The Internet of Things (IoT) has taken the interconnected world by storm. Due to their immense applicability, IoT devices are being scaled at exponential proportions worldwide. But, very little focus has been given to securing such devices. As these devices are constrained in numerous aspects, it leaves network designers and administrators with no choice but to deploy them with minimal or no security at all. We have seen distributed denial-of-service attacks being raised using such devices during the infamous Mirai botnet attack in 2016. Therefore we propose a lightweight authentication protocol to provide proper access to such devices. We have considered several aspects while designing our authentication protocol, such as scalability, movement, user registration, device registration, etc.
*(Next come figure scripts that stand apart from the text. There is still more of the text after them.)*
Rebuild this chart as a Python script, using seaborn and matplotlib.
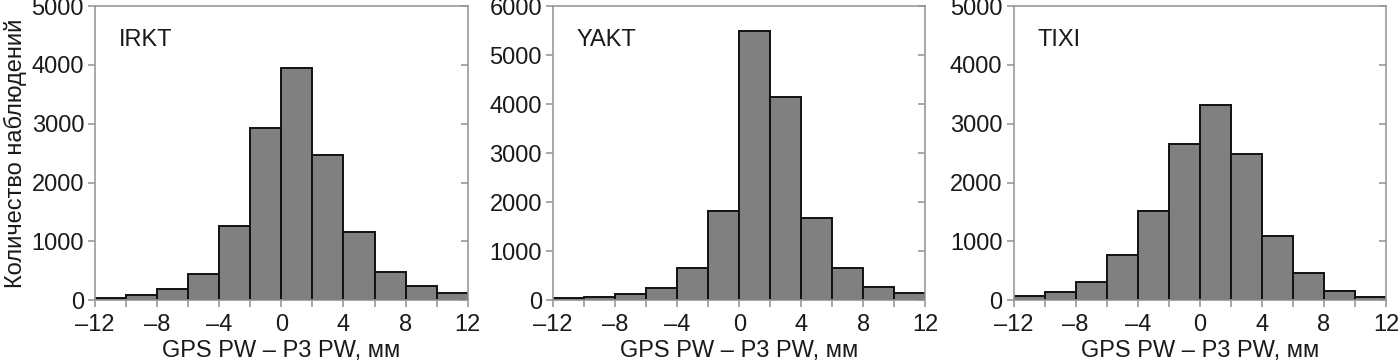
import numpy as np
import pandas as pd
import matplotlib
matplotlib.use("Agg")
import matplotlib.pyplot as plt
import seaborn as sns
from matplotlib.ticker import MultipleLocator

# bin edges (mm) and counts
bin_edges = np.arange(-12, 13, 2)
bin_centers = bin_edges[:-1] + 1

irkt = [40, 80, 190, 450, 1260, 2920, 3940, 2470, 1150, 480, 240, 115]
yakt = [40, 60, 115, 245, 650, 1825, 5490, 4140, 1680, 650, 265, 135]
tixi = [70, 135, 310, 765, 1510, 2650, 3325, 2490, 1085, 460, 150, 50]

stations = ["IRKT", "YAKT", "TIXI"]
counts = [irkt, yakt, tixi]
ymax = [5000, 6000, 5000]

sns.set_theme(style="white")
plt.rcParams["font.family"] = ["Liberation Sans", "DejaVu Sans"]
fs = 17

fig = plt.figure(figsize=(14, 3.62), dpi=100)
lefts = [0.068, 0.395, 0.724]
axes = [fig.add_axes([l, 0.171, 0.266, 0.812]) for l in lefts]

for ax, name, c, ym in zip(axes, stations, counts, ymax):
    df = pd.DataFrame({"diff": bin_centers, "n": c})
    sns.histplot(data=df, x="diff", weights="n", binwidth=2,
                 binrange=(bin_edges[0], bin_edges[-1]), ax=ax,
                 color="#808080", edgecolor="#111111", linewidth=1.4, alpha=1)
    ax.set_xlim(-12, 12)
    ax.set_ylim(0, ym)
    ax.xaxis.set_minor_locator(MultipleLocator(2))
    ax.yaxis.set_major_locator(MultipleLocator(1000))
    ax.set_xticks(np.arange(-12, 13, 4))
    ax.set_xticklabels([str(int(v)).replace("-", "\u2013") for v in np.arange(-12, 13, 4)])
    for s in ax.spines.values():
        s.set_color("#999999")
        s.set_linewidth(1.2)
    ax.tick_params(axis="x", which="both", direction="out", length=5, color="#999999",
                   width=1.2, bottom=True, labelsize=fs, labelcolor="#1a1a1a", pad=5)
    ax.tick_params(axis="y", which="major", direction="out", length=5, color="#999999",
                   width=1.2, left=True, labelsize=fs, labelcolor="#1a1a1a", pad=3)
    ax2 = ax.secondary_yaxis("right")
    ax2.yaxis.set_major_locator(MultipleLocator(1000))
    ax2.tick_params(direction="in", length=5, color="#999999", width=1.2, labelright=False)
    ax2.spines["right"].set_visible(False)
    ax.set_xlabel("GPS PW \u2013 P3 PW, мм", fontsize=fs, color="#1a1a1a", labelpad=3)
    ax.set_ylabel("")
    ax.text(0.064, 0.885, name, transform=ax.transAxes, fontsize=fs,
            color="#1a1a1a", va="center", ha="left")

axes[0].set_ylabel("Количество наблюдений", fontsize=fs, color="#1a1a1a", labelpad=3)

fig.savefig("out.png", dpi=100)
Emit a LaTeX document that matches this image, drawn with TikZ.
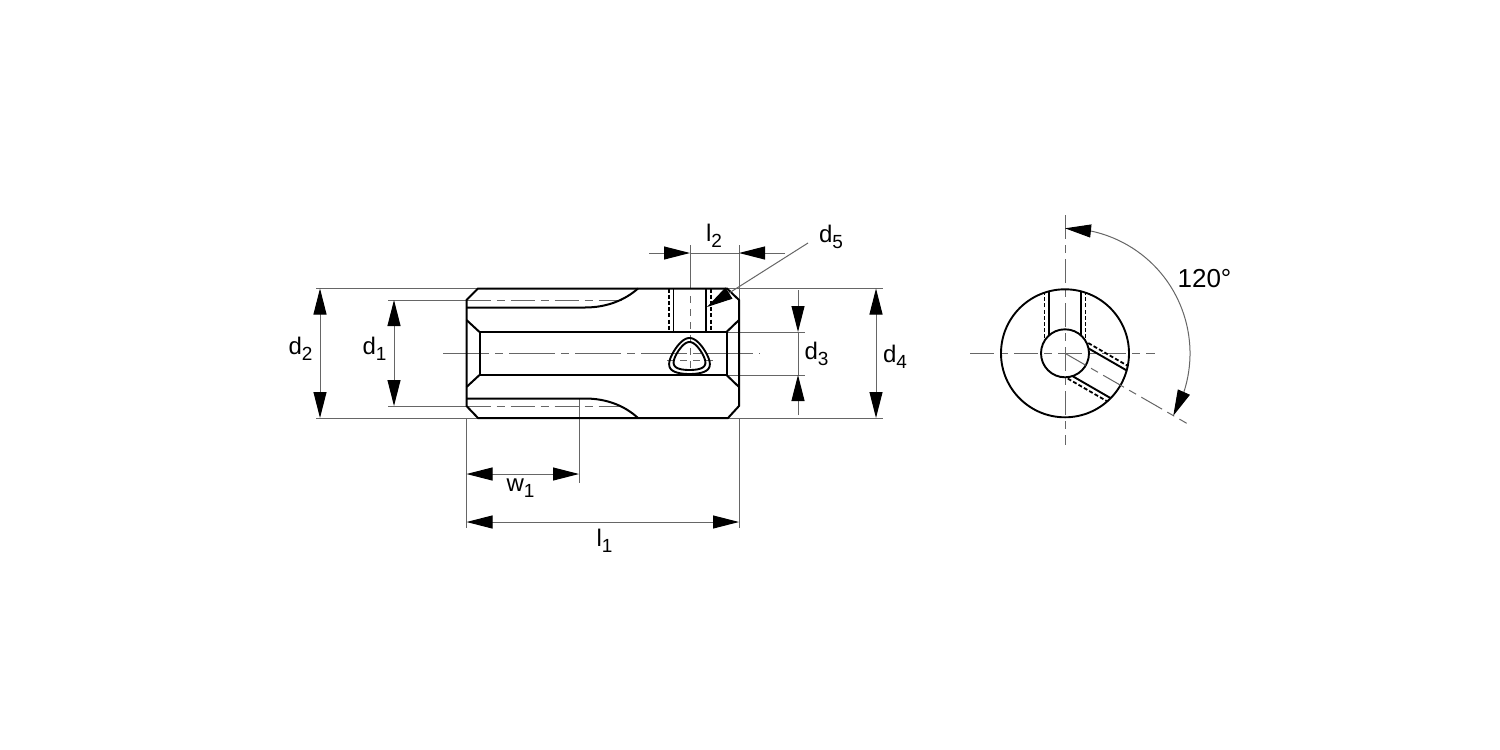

To define the architecture we used a three-layered model consisting of cloud, fog, and edge devices. We have also proposed several pre-existing cipher suites based on post-quantum cryptography for evaluation and usage. We also provide a fail-safe mechanism for a situation where an authenticating server might fail, and the deployed IoT devices can self-organize to keep providing services with no human intervention. We find that our protocol works the fastest when using ring learning with errors. We prove the safety of our authentication protocol using the automated validation of Internet security protocols and applications tool. In conclusion, we propose a safe, hybrid, and fast authentication protocol for authenticating IoT devices in a fog computing environment.